Antes que me esqueça quero referir-me ao episódio daquela bofetada que apanhei do professor, ainda na escola da Lomba, quando nos eram ensinadas as horas. Na altura não entendi nada, mas com o tempo acho que a questão se foi aclarando na minha cabeça. Estando nós, os da primeira classe em torno da secretária, devo ter dado ao professor a ilusão de que estava a empurrar alguém. Na verdade o que eu estaria era a esticar-me para ver a explicação, por ver mal, pois ainda não usaria óculos. Admito que a enorme bofetada tenha ficado a zumbir na cabeça do Sr. Mota e Costa, levando-o a concluir que eu tinha dificuldades de visão. Aliás recordo-me de que foi ele quem chegou naturalmente a essa conclusão, informando os meus pais. Para mim está esclarecido o imbróglio da bofetada e absolvido o seu autor.
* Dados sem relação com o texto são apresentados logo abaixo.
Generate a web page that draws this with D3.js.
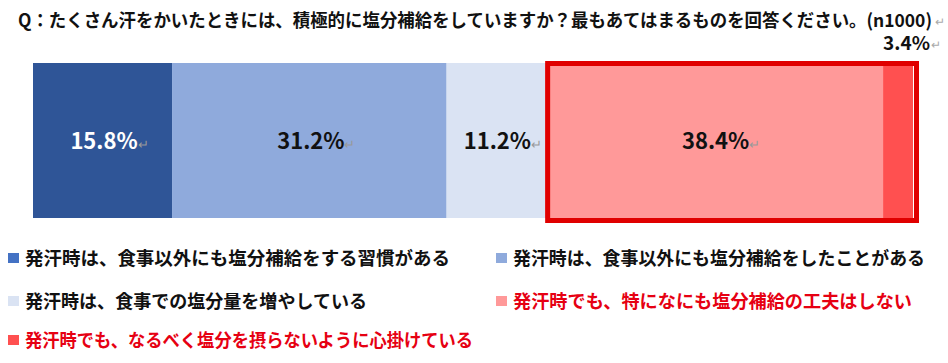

Retomando o tempo real, quero nesta hora referir-me a uma «cena» que acontece uma vez no ano na nossa vila e que francamente mexe comigo. È na semana Santa, muito concretamente trata-se da procissão de Quinta-feira Santa. Não vou atrever-me a tentar definir os meus sentimentos ou sensibilidades dessa noite para mim diferente. Vou tão somente fornecer alguns «ingredientes» que poderão ajudar a chegar a conclusões: Pelas nove e meia da noite o povo começa a afluir às ruas antigas da vila. Não é uma multidão compacta, mas apenas as gentes da vila e arredores, que só esses têm conhecimento do que vai passar-se. Apesar da grandeza que tem para mim e para muitos, o seu conhecimento não transpõe os limites do concelho. Por volta das dez horas está a luz pública apagada, só uma ou outra vela nas sacadas das casas. Subitamente do relativo respeitoso silencio, sai o característico matraquear das matracas, a anunciar que a procissão vem já lá no alto da rua da Cadeia. Já sabemos que quem toca as matracas é o irmão da Misericórdia, que é o mais velho e vem na frente. A procissão aproxima-se e então de repente ouvem-se os acordes melodiosos da Banda de música interpretando a Marcha Fúnebre de Chopin. Para além dos acordes da Banda o que se ouve é o bater sincopado dos bastões no lajedo da rua, sobretudo os dos homens que carregam o pesadíssimo andor de Cristo Crucificado e o sussurro dos passos da multidão que acompanha o desfile religioso. É um facto que o meu pai também lá vai incorporado. Ocorre -me que há 50, 100, 150 anos outras pessoas outras multidões realizavam com,
o mesmo espírito esta procissão, pisavam as mesmas pedras, sem duvida a mesma terra, pessoas afinal do nosso sangue. Enfim, há qualquer coisa de importante que acontece comigo nesta noite e eu não sou capaz de definir.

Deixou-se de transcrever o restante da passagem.